Au troisième mouvement, musique et chorégraphie se rejoignent. Et l’on a déjà tout vu, et tout entendu. En chacune des parties, on reconnaît ce qui vient d’arriver et ce qui arrivera. Et ce n’est pas cela qui est sensible, mais plus simplement, l’idée que Partita 2 est une pièce en construction. Et de comprendre alors que Charmatz et Keersmaecker, le temps de cette pièce en formation, ont ouvert leur atelier intérieur au regard. Ce qu’ils déploient, ainsi, n’est donc rien moins qu’un travail en construction qui fait œuvre en soi.
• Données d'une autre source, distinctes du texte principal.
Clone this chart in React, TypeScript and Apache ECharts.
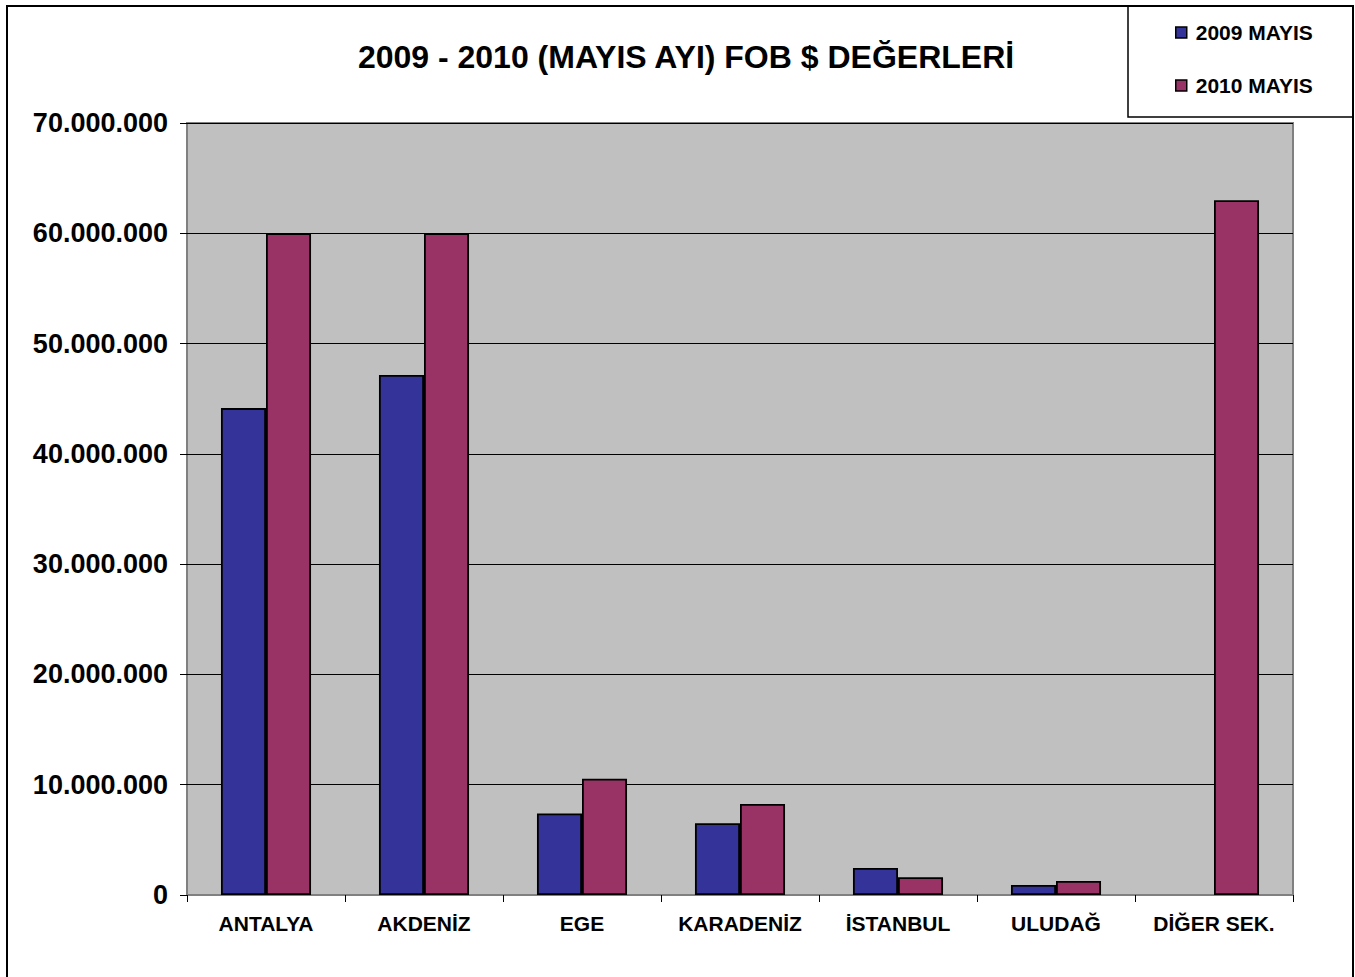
import React, { useEffect, useRef } from "react";
import * as echarts from "echarts";

const categories = ["ANTALYA", "AKDENİZ", "EGE", "KARADENİZ", "İSTANBUL", "ULUDAĞ", "DİĞER SEK."];
const values2009 = [44150000, 47150000, 7400000, 6500000, 2450000, 900000, null];
const values2010 = [60000000, 60000000, 10550000, 8250000, 1620000, 1270000, 63000000];
const seriesNames = ["2009 MAYIS", "2010 MAYIS"];
const titleText = "2009 - 2010 (MAYIS AYI) FOB $ DEĞERLERİ";

const fmt = (v: number) => {
  const s = String(Math.round(v));
  return s.replace(/\B(?=(\d{3})+(?!\d))/g, ".");
};

export default function App() {
  const ref = useRef<HTMLDivElement>(null);
  useEffect(() => {
    if (!ref.current) return;
    const chart = echarts.init(ref.current, null, { renderer: "svg" });
    const font = "'Liberation Sans', Arial, sans-serif";
    chart.setOption({
      animation: false,
      backgroundColor: "#ffffff",
      title: {
        text: titleText,
        left: 681,
        textAlign: "center",
        top: 36,
        textStyle: { fontFamily: font, fontWeight: "bold", fontSize: 32, color: "#000" },
      },
      legend: {
        orient: "vertical",
        left: 1170,
        top: 17,
        itemWidth: 11,
        itemHeight: 11,
        itemGap: 32,
        icon: "rect",
        data: seriesNames,
        textStyle: { fontFamily: font, fontWeight: "bold", fontSize: 21, color: "#000", padding: [0, 0, 0, 4] },
        itemStyle: { borderColor: "#000", borderWidth: 1.5 },
      },
      graphic: [
        {
          type: "rect",
          shape: { x: 7, y: 6, width: 1346, height: 1000 },
          style: { fill: "none", stroke: "#000", lineWidth: 2 },
          silent: true,
          z: -1,
        },
        {
          type: "rect",
          shape: { x: 1128, y: 6, width: 225, height: 111 },
          style: { fill: "none", stroke: "#000", lineWidth: 1.5 },
          silent: true,
        },
      ],
      grid: {
        left: 187,
        top: 123,
        width: 1106,
        height: 772,
        show: true,
        backgroundColor: "#c0c0c0",
        borderColor: "#808080",
        borderWidth: 2,
      },
      xAxis: {
        type: "category",
        data: categories,
        axisLine: { show: true, lineStyle: { color: "#808080", width: 2 } },
        axisTick: { show: true, interval: 0, length: 7, alignWithLabel: false, lineStyle: { color: "#000", width: 1 } },
        axisLabel: {
          interval: 0,
          hideOverlap: false,
          margin: 18,
          fontFamily: font,
          fontWeight: "bold",
          fontSize: 21,
          color: "#000",
        },
      },
      yAxis: {
        type: "value",
        min: 0,
        max: 70000000,
        interval: 10000000,
        axisLine: { show: false },
        axisTick: { show: true, length: 7, lineStyle: { color: "#000" } },
        splitLine: { show: true, lineStyle: { color: "#000", width: 1 } },
        axisLabel: {
          margin: 19,
          fontFamily: font,
          fontWeight: "bold",
          fontSize: 27,
          color: "#000",
          formatter: (v: number) => fmt(v),
        },
      },
      series: [
        {
          name: seriesNames[0],
          type: "bar",
          data: values2009,
          barGap: "0%",
          barCategoryGap: "43%",
          itemStyle: { color: "#333399", borderColor: "#000", borderWidth: 1.8 },
        },
        {
          name: seriesNames[1],
          type: "bar",
          data: values2010,
          barGap: "0%",
          barCategoryGap: "43%",
          itemStyle: { color: "#993366", borderColor: "#000", borderWidth: 1.8 },
        },
      ],
    });
    return () => chart.dispose();
  }, []);
  return (
    <div
      ref={ref}
      style={{ position: "absolute", left: 0, top: 0, width: 1355, height: 977 }}
    />
  );
}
Et alors que le public se divise sur la manière de recevoir cette offrande et ce geste qui avoue sa fragilité ; alors que les huées concurrencent les applaudissements ; alors que Partita 2 s’aventurait à l’endroit d’une création qui se donnerait sous la forme de la recherche avouée et revendiquée… Charmatz, Keersmaecker et Beyer, en front de scène, ajoutent une pantomime des mains. Le public en partance ou s’asseyant à nouveau pouvait y voir là une provocation… mais c’était peut-être tout simplement un rappel. « Nous sommes au travail et c’est sans fin, nous qui dansons nos vies devant vous ». C’est du moins comme cela que je le regardais.